I have a vivid memory of being in eighth grade and making a folder of what my future would look like in so many years. The inside was full of a lot of things I don’t remember but the one thing I very clearly remember is that the upper inside corner just had pictures of babies all over it. I would tell people I wanted eight kids and so many people just laughed and thought I was crazy.
July 3, 2014, I found out was I pregnant with my first baby. I was shocked but so excited to finally become a mom. The circumstances weren’t ideal but I didn’t care – I had such a heart to be a mom and couldn’t wait for this chapter of my life to start. On August 1, 2014, I had my first appointment and was told there was no heartbeat. I was heartbroken and had a D&C a few days later.
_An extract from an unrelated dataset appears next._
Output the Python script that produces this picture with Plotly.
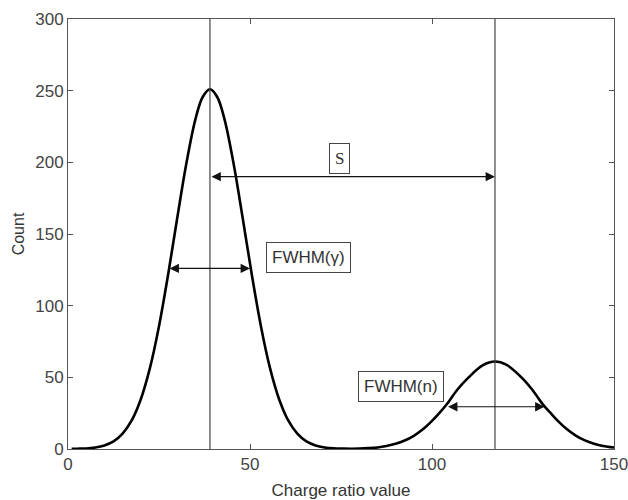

I resolved to not let this affect my wanting to be a mom but it was hard to watch friends become pregnant and have their own children when it’s all that I wanted. I had nothing but hope and faith that one day I would finally get to share those special words on my social media, “We’re expecting!”
I met my husband at the end of January 2018 and we were married on November 30 of the same year. I found out I was pregnant from an at home test on January 2, 2019. My emotions were all over the place but I had faith that this baby would be my rainbow, my miracle. We found out in March 2019 that we were having a boy and decided on the name Chase Alexander then began counting down to when he would make his arrival.
It would be sooner than we imagined though. At 10:14 pm on June 20, 2019, Chase made his way into the world much earlier than anyone expected him to. We were overcome with heartbreak, as was everyone who was involved with our case. The nurse we had was absolutely wonderful and made sure the photographer came as soon as they could the next morning.
It was easy to tell that our photographer, Chelsea, cared about the process and made sure we had all the pictures we wanted.
She was even kind enough to get a picture of us with Chase and the pastors from our church praying over us while they were there.
When we told her what Chase’s name was, she told us that her brother was also named Chase and it felt like fate that she was meant to be part of this process. I can tell you that we are beyond thankful for these pictures.
Our family misses him every day and these pictures help us to remember that he was here; he lived and made an impact even if it wasn’t in the traditional sense as defined by the world.
My biggest comfort of the night when Chase was born was Romans 8:28 that rested over my heart in the few minutes after we were told that there was nothing more they could do for him: “And we know that God causes everything to work together for the good of those who love God and are called according to His purpose for them.” I know there will be good and there will be purpose from Chase’s life, as short as it was, even if it’s not as I originally had pictured it.